Extract the full listing below without altering a single character.

Given information —
□ □ □ □
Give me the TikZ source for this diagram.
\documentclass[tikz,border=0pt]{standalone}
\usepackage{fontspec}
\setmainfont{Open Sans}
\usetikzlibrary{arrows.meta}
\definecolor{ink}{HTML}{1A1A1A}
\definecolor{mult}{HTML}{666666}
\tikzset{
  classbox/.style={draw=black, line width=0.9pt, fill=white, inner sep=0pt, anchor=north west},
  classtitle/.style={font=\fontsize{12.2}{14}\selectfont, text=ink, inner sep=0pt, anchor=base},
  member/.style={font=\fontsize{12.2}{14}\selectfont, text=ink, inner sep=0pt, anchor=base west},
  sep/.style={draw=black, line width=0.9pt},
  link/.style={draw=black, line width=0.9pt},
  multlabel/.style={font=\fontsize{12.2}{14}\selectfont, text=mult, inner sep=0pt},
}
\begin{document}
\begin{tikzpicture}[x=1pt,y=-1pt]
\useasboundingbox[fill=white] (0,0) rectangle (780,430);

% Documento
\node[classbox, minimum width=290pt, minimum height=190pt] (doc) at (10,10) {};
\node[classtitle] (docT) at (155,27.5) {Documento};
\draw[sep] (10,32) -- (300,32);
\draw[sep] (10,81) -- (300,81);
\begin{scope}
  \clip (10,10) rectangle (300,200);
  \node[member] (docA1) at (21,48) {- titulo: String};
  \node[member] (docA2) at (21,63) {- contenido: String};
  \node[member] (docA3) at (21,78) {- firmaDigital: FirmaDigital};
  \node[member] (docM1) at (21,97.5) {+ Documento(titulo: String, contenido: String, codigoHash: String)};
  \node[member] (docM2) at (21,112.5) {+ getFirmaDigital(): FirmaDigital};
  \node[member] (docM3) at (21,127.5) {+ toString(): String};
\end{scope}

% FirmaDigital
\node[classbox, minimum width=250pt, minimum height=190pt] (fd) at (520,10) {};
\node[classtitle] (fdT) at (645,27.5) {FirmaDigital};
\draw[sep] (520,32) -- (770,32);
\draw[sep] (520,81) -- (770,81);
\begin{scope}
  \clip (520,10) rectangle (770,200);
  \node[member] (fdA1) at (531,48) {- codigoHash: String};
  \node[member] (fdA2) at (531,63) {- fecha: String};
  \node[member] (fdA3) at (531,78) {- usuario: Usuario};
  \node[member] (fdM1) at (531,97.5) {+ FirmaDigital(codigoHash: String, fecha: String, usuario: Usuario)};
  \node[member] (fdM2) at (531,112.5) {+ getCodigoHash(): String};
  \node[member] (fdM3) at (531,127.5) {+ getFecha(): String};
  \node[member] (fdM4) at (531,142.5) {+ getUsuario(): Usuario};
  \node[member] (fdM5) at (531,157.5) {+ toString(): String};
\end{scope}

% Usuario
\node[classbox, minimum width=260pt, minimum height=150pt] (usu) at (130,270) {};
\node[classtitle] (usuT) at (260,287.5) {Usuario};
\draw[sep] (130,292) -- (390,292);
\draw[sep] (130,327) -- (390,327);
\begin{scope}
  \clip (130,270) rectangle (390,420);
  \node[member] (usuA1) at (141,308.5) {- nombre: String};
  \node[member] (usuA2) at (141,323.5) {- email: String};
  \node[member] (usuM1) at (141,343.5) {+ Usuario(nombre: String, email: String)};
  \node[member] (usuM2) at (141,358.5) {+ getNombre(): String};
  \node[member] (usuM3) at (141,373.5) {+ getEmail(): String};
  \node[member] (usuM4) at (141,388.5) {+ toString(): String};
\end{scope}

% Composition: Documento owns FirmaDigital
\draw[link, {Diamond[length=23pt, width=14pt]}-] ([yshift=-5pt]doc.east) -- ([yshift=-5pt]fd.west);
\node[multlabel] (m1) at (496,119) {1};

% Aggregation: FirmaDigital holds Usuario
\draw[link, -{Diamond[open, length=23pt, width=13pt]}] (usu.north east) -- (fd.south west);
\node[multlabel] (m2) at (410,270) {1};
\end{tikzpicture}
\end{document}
□ □ □ □
Solution to this task —
Give me the TikZ source for this diagram.
\documentclass[tikz,border=0pt]{standalone}
\usepackage{fontspec}
\setmainfont{Open Sans}
\usetikzlibrary{arrows.meta}
\definecolor{ink}{HTML}{1A1A1A}
\definecolor{mult}{HTML}{666666}
\tikzset{
  classbox/.style={draw=black, line width=0.9pt, fill=white, inner sep=0pt, anchor=north west},
  classtitle/.style={font=\fontsize{12.2}{14}\selectfont, text=ink, inner sep=0pt, anchor=base},
  member/.style={font=\fontsize{12.2}{14}\selectfont, text=ink, inner sep=0pt, anchor=base west},
  sep/.style={draw=black, line width=0.9pt},
  link/.style={draw=black, line width=0.9pt},
  multlabel/.style={font=\fontsize{12.2}{14}\selectfont, text=mult, inner sep=0pt},
}
\begin{document}
\begin{tikzpicture}[x=1pt,y=-1pt]
\useasboundingbox[fill=white] (0,0) rectangle (780,430);

% Documento
\node[classbox, minimum width=290pt, minimum height=190pt] (doc) at (10,10) {};
\node[classtitle] (docT) at (155,27.5) {Documento};
\draw[sep] (10,32) -- (300,32);
\draw[sep] (10,81) -- (300,81);
\begin{scope}
  \clip (10,10) rectangle (300,200);
  \node[member] (docA1) at (21,48) {- titulo: String};
  \node[member] (docA2) at (21,63) {- contenido: String};
  \node[member] (docA3) at (21,78) {- firmaDigital: FirmaDigital};
  \node[member] (docM1) at (21,97.5) {+ Documento(titulo: String, contenido: String, codigoHash: String)};
  \node[member] (docM2) at (21,112.5) {+ getFirmaDigital(): FirmaDigital};
  \node[member] (docM3) at (21,127.5) {+ toString(): String};
\end{scope}

% FirmaDigital
\node[classbox, minimum width=250pt, minimum height=190pt] (fd) at (520,10) {};
\node[classtitle] (fdT) at (645,27.5) {FirmaDigital};
\draw[sep] (520,32) -- (770,32);
\draw[sep] (520,81) -- (770,81);
\begin{scope}
  \clip (520,10) rectangle (770,200);
  \node[member] (fdA1) at (531,48) {- codigoHash: String};
  \node[member] (fdA2) at (531,63) {- fecha: String};
  \node[member] (fdA3) at (531,78) {- usuario: Usuario};
  \node[member] (fdM1) at (531,97.5) {+ FirmaDigital(codigoHash: String, fecha: String, usuario: Usuario)};
  \node[member] (fdM2) at (531,112.5) {+ getCodigoHash(): String};
  \node[member] (fdM3) at (531,127.5) {+ getFecha(): String};
  \node[member] (fdM4) at (531,142.5) {+ getUsuario(): Usuario};
  \node[member] (fdM5) at (531,157.5) {+ toString(): String};
\end{scope}

% Usuario
\node[classbox, minimum width=260pt, minimum height=150pt] (usu) at (130,270) {};
\node[classtitle] (usuT) at (260,287.5) {Usuario};
\draw[sep] (130,292) -- (390,292);
\draw[sep] (130,327) -- (390,327);
\begin{scope}
  \clip (130,270) rectangle (390,420);
  \node[member] (usuA1) at (141,308.5) {- nombre: String};
  \node[member] (usuA2) at (141,323.5) {- email: String};
  \node[member] (usuM1) at (141,343.5) {+ Usuario(nombre: String, email: String)};
  \node[member] (usuM2) at (141,358.5) {+ getNombre(): String};
  \node[member] (usuM3) at (141,373.5) {+ getEmail(): String};
  \node[member] (usuM4) at (141,388.5) {+ toString(): String};
\end{scope}

% Composition: Documento owns FirmaDigital
\draw[link, {Diamond[length=23pt, width=14pt]}-] ([yshift=-5pt]doc.east) -- ([yshift=-5pt]fd.west);
\node[multlabel] (m1) at (496,119) {1};

% Aggregation: FirmaDigital holds Usuario
\draw[link, -{Diamond[open, length=23pt, width=13pt]}] (usu.north east) -- (fd.south west);
\node[multlabel] (m2) at (410,270) {1};
\end{tikzpicture}
\end{document}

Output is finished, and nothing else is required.